Do I need reinforcement with higher grade concrete?

Higher concrete grade doesn't eliminate the need for reinforcement - they serve different purposes. Concrete is strong in compression but weak in tension. Reinforcement (steel mesh or rebar) carries tensile forces, controls cracking, and provides ductility. Suspended slabs, beams, and columns almost always require reinforcement regardless of grade. Ground-bearing slabs may use mesh reinforcement even with high-grade concrete to control shrinkage cracking.

What happens if I use a lower grade than specified?

Using lower-grade concrete than specified can result in: inadequate structural capacity (potential collapse), premature deterioration, cracking, Building Regulations non-compliance, insurance invalidation, and liability issues. Structural elements must meet design specifications. If lower grade is used accidentally, consult a structural engineer immediately - remedial work may include: accepting reduced capacity, strengthening, or demolition and replacement.

How do I order concrete - by grade or by old designation?

Order using modern BS 8500 designated concrete codes (e.g., GEN 3, RC28/35, PAV 1) or by grade (C20, C25, C30, etc.) with exposure class. Specify: grade/designation, slump class (S2, S3), maximum aggregate size (20mm typical), and quantity (m³). Example: "5m³ of RC28/35, S3 slump, 20mm aggregate for reinforced foundation slab." Ready-mix suppliers understand both old and new terminology.

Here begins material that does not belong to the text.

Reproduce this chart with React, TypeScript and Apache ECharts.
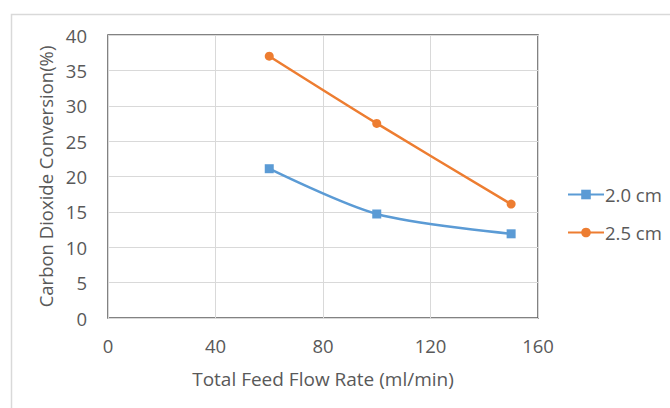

Is higher grade concrete always better?

No - over-specifying concrete grade wastes money and resources without benefit. Higher grades cost more, may be harder to work (less workable), generate more heat during curing (cracking risk in mass pours), and have higher shrinkage. Use the grade that meets structural and durability requirements. For most domestic slabs, C25 is optimal. Specify higher grades only when needed for load capacity, thin sections, or harsh exposure conditions.